Here’s the definition of a nuisance animal from the New York State Department of Environmental Conservation (DEC): A wild animal that may cause property damage, is perceived as a threat to human health or safety, or is persistent and perceived as an annoyance. Examples include a skunk or fox living under the porch or shed. If an animal is not causing any concern, for example, it is simply passing by, is observed only once or twice and does not cause any harm, then it should not be considered a nuisance.
If a opossum is bothering you, Fargaglia suggests that you make sure you don’t not leave food outside that is easily accessible to the animals. Don’t leave dishes of pet food outside. Don’t have birdseed around. Wait until morning to put your garbage out to the curb. If you’re not attracting the opossum with food, it will move along.
Trapping probably isn’t necessary, Farfaglia said.

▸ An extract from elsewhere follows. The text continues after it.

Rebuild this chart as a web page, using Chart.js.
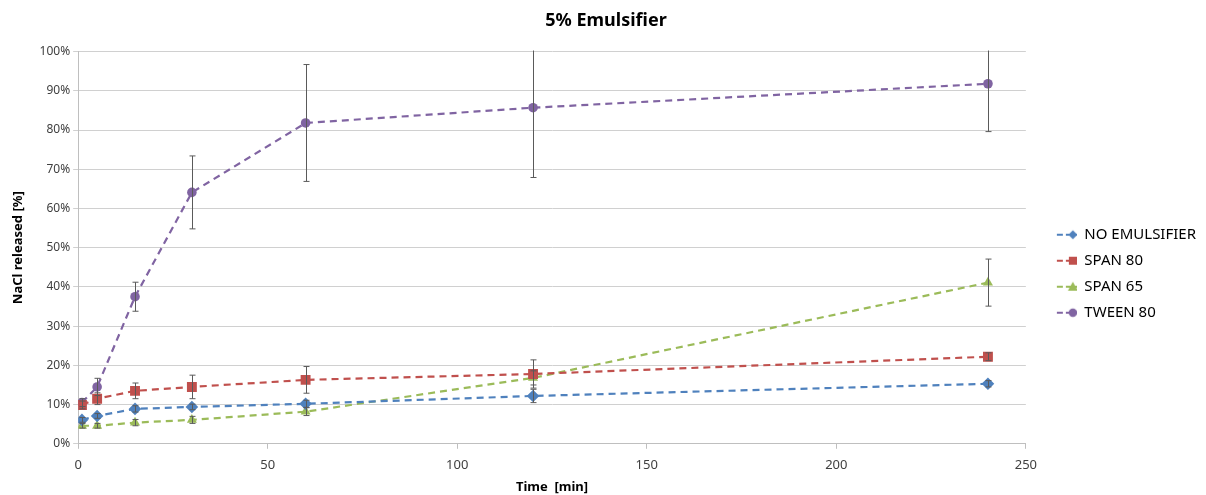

Trapping can be done only if the opossum is a nuisance (see the definition at the top of this section). You personally aren’t allowed to trap and move the animal off your property, according to the DEC. If you need a wild animal removed from your property, contact a Nuisance Wildlife Control Operator.
Fun facts about opossums
Opossums are North America’s only marsupial, Farfaglia said. They are more closely related to kangaroos and koalas than to animals you find in your neighborhood.
Opossum is always spelled with an “o” at the beginning, but is that “o” pronounced? In Western New York, I’ve never heard the initial “o” pronounced. When I look on the Internet, some sites that I would trust say the “o” isn’t pronounced, but other sites that I would trust say it is pronounced. I give up. Say it however you like.